Des « collectifs médiatisés » aux logiciels libres

Vous vous intéressez spécifiquement au mouvement du logiciel libre ?

En effet. Ici également, il est sans doute utile de préciser les termes. Nous utilisons tous des logiciels libres (comme Open Office ou Firefox), mais parfois sans le savoir. Les logiciels libres peuvent être téléchargés et utilisés gratuitement, sans limitation d'aucune sorte, ni de temps, ni d'endroit, ni de type d'usage mais, en plus, leur code source est disponible, ce qui les différencie des logiciels (simplement) gratuits. On peut donc examiner comment ils sont conçus, les modifier et les distribuer. Ces quatre libertés du logiciel libre – utiliser, étudier, modifier et partager – ont été définies par un informaticien, Richard Stallman, qui avait lancé l'idée d'un système complètement libre, baptisé Gnu.

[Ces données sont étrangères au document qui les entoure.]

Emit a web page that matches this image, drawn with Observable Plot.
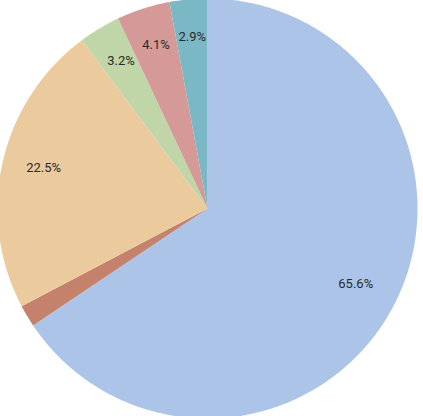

Il existe un grand nombre de logiciels libres. Certains d'entre eux sont plus performants que leurs homologues propriétaires, comme le navigateur Firefox ou le serveur Apache. Mais cela ne signifie pas pour autant que les logiciels libres sont automatiquement de meilleure qualité que leurs concurrents propriétaires (loin s'en faut).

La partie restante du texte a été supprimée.